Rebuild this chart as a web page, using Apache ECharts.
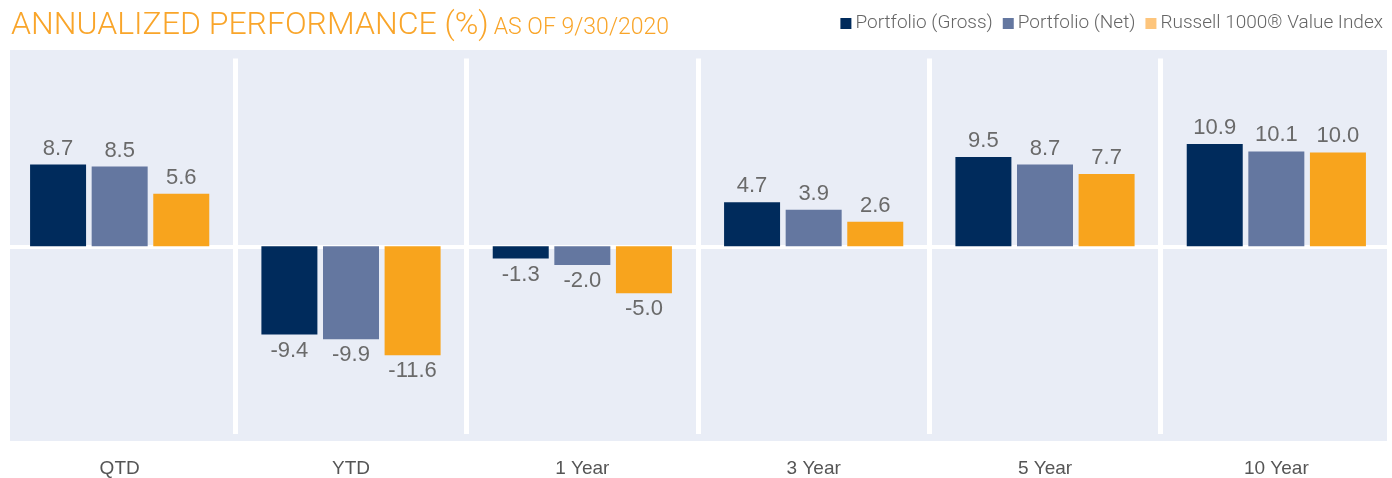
<!DOCTYPE html>
<html>
<head>
<meta charset="utf-8">
<title>Annualized Performance</title>
<script src="https://cdn.jsdelivr.net/npm/echarts@6/dist/echarts.min.js"></script>
<style>
  html, body { margin: 0; padding: 0; background: #fff; }
  #chart { width: 1392px; height: 478px; }
</style>
</head>
<body>
<div id="chart"></div>
<script>
// data
const categories = ['QTD', 'YTD', '1 Year', '3 Year', '5 Year', '10 Year'];
const grossValues = [8.7, -9.4, -1.3, 4.7, 9.5, 10.9];
const netValues = [8.5, -9.9, -2.0, 3.9, 8.7, 10.1];
const indexValues = [5.6, -11.6, -5.0, 2.6, 7.7, 10.0];
const seriesNames = ['Portfolio (Gross)', 'Portfolio (Net)', 'Russell 1000® Value Index'];

const colors = ['#002b5c', '#6477a0', '#f8a41d'];
const legendColors = ['#002b5c', '#6477a0', '#fdc57c'];

// positive labels above the bar, negative ones below
function withLabels(values) {
  return values.map(function (v) {
    return { value: v, label: { position: v < 0 ? 'bottom' : 'top' } };
  });
}

function makeSeries(name, values, color) {
  return {
    name: name,
    type: 'bar',
    barWidth: 56,
    barGap: '10%',
    itemStyle: { color: color },
    label: {
      show: true,
      distance: 5,
      color: '#6a6a6a',
      fontFamily: 'Liberation Sans',
      fontSize: 22,
      formatter: function (p) { return p.value.toFixed(1); }
    },
    data: withLabels(values)
  };
}

const chart = echarts.init(document.getElementById('chart'));
chart.setOption({
  animation: false,
  title: {
    left: 6,
    top: 1,
    text: '{a|ANNUALIZED PERFORMANCE (%)} {b|AS OF 9/30/2020}',
    textStyle: {
      rich: {
        a: { color: '#f9a52a', fontFamily: 'Roboto', fontWeight: 300, fontSize: 32, lineHeight: 36, verticalAlign: 'bottom' },
        b: { color: '#f9a52a', fontFamily: 'Roboto', fontWeight: 300, fontSize: 23, lineHeight: 28, verticalAlign: 'bottom', padding: [0, 0, 2, 0] }
      }
    }
  },
  legend: {
    right: 4,
    top: 9,
    icon: 'rect',
    itemWidth: 11,
    itemHeight: 11,
    itemGap: 10,
    textStyle: { color: '#666', fontFamily: 'Roboto', fontWeight: 300, fontSize: 19, padding: [0, 0, 0, -1] },
    data: seriesNames.map(function (n, i) {
      return { name: n, itemStyle: { color: legendColors[i] } };
    })
  },
  graphic: [{
    type: 'rect',
    z: -100,
    shape: { x: 10, y: 50, width: 1377, height: 391 },
    style: { fill: '#e9edf6' },
    silent: true
  }],
  grid: { left: 4, right: 0, top: 58.5, bottom: 43.5 },
  xAxis: {
    type: 'category',
    data: categories,
    axisLine: { show: false },
    axisTick: { show: false },
    axisLabel: { color: '#555', fontFamily: 'Liberation Sans', fontSize: 19, margin: 25 },
    splitLine: { show: true, interval: 0, lineStyle: { color: '#fff', width: 5 } }
  },
  yAxis: {
    type: 'value',
    min: -20,
    max: 20,
    interval: 20,
    axisLabel: { show: false },
    axisLine: { show: false },
    axisTick: { show: false },
    splitLine: { show: true, lineStyle: { color: ['rgba(0,0,0,0)', '#ffffff'], width: 4 } }
  },
  series: [
    makeSeries(seriesNames[0], grossValues, colors[0]),
    makeSeries(seriesNames[1], netValues, colors[1]),
    makeSeries(seriesNames[2], indexValues, colors[2])
  ]
});
window.onresize = function () { chart.resize(); };
</script>
</body>
</html>
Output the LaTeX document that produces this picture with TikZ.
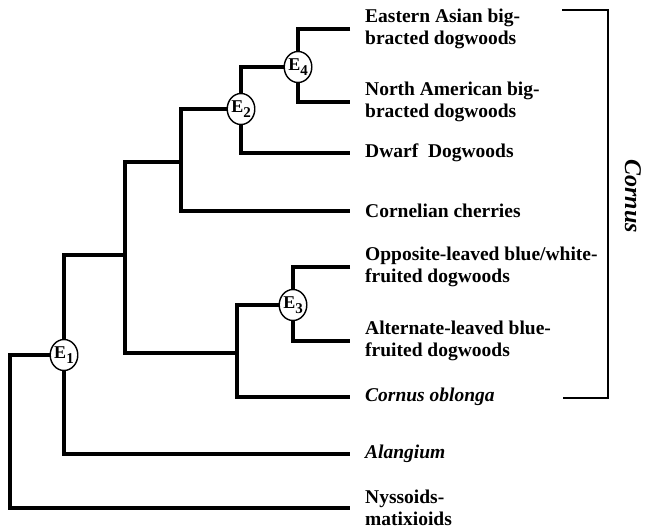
\documentclass[tikz,border=0pt]{standalone}
\usepackage{fontspec}
\setmainfont{Liberation Serif}
\usetikzlibrary{shapes}
\usetikzlibrary{positioning}
\newcommand\evlabel[1]{E\raisebox{-4.5pt}{\fontsize{15}{15}\selectfont #1}}

\begin{document}
\begin{tikzpicture}[
x=1pt, y=-1pt,
event/.style={
  ellipse,
  draw,
  line width=1.4pt,
  fill=white,
  inner sep=0pt,
  minimum width=27pt,
  minimum height=31pt,
  font=\fontsize{18}{18}\selectfont\bfseries},
leaf/.style={
  anchor=west,
  align=left,
  inner xsep=15pt,
  inner ysep=0pt,
  font=\fontsize{19.5}{22}\selectfont\bfseries},
limb/.style={line width=3.4pt}
]
\useasboundingbox (0,0) rectangle (647,531);

\node[event] (E1) at (64,355) {\evlabel{1}};
\node[event] (E2) at (241,109) {\evlabel{2}};
\node[event] (E3) at (293,305) {\evlabel{3}};
\node[event] (E4) at (298,67) {\evlabel{4}};

\coordinate (root) at (10,355);
\coordinate (n2) at (125,255);
\coordinate (n3) at (181,162);
\coordinate (n4) at (237,353);

\node[leaf] (ea) at (350,29) {Eastern Asian big-\\bracted dogwoods};
\node[leaf] (na) at (350,102) {North American big-\\bracted dogwoods};
\node[leaf] (dw) at (350,153) {Dwarf~~Dogwoods};
\node[leaf] (cc) at (350,211) {Cornelian cherries};
\node[leaf] (op) at (350,267) {Opposite-leaved blue/white-\\fruited dogwoods};
\node[leaf] (al) at (350,341) {Alternate-leaved blue-\\fruited dogwoods};
\node[leaf] (co) at (350,397) {\textit{Cornus oblonga}};
\node[leaf] (ag) at (350,454) {\textit{Alangium}};
\node[leaf] (ny) at (350,508) {Nyssoids-\\matixioids};

\draw[limb] (E1) -- (root) |- (ny);
\draw[limb] (n2) -| (E1) |- (ag);
\draw[limb] (n3) -| (n2) |- (n4);
\draw[limb] (E2) -| (n3) |- (cc);
\draw[limb] (E4) -| (E2) |- (dw);
\draw[limb] (ea) -| (E4) |- (na);
\draw[limb] (E3) -| (n4) |- (co);
\draw[limb] (op) -| (E3) |- (al);

\coordinate (bt) at (562,10);
\coordinate (bb) at (563,398);
\draw[line width=1.1pt] (bt) -- ++(46,0) |- (bb);
\node[rotate=-90, font=\fontsize{24}{24}\selectfont\bfseries\itshape] (cornus) at (633,196) {Cornus};
\end{tikzpicture}
\end{document}
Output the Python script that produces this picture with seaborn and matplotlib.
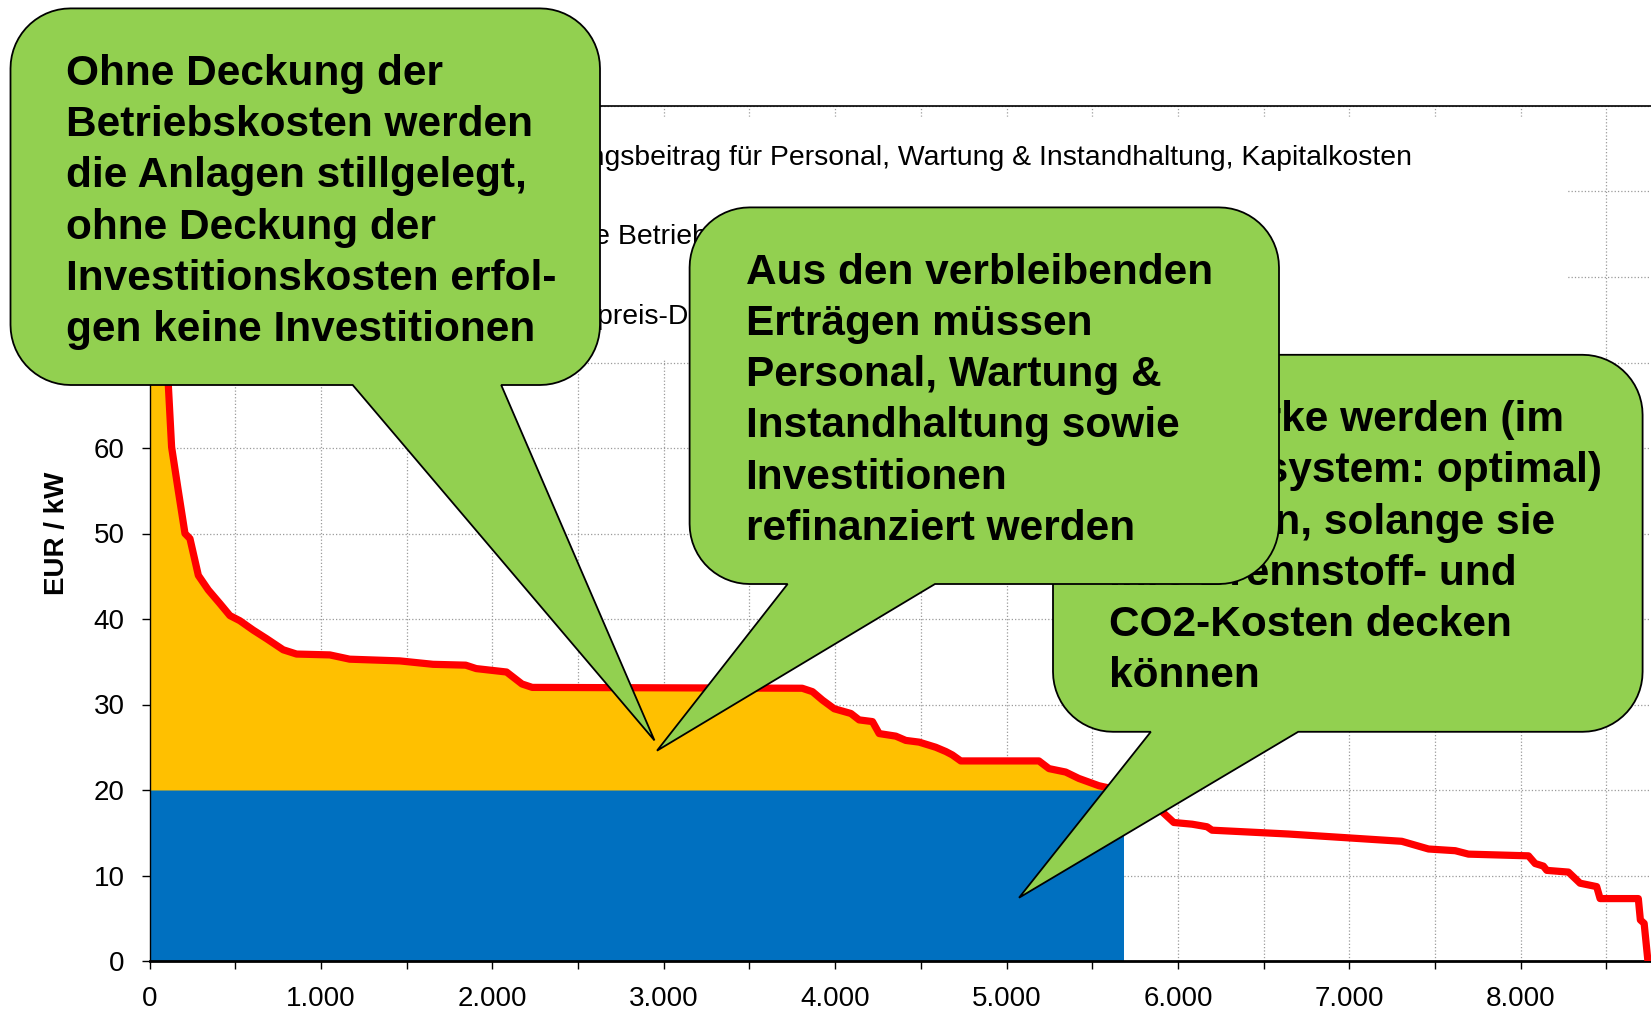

§ The problem
Only a number is wanted here: how many lines in the data above include the string "that"?

§ Result of the exercise
2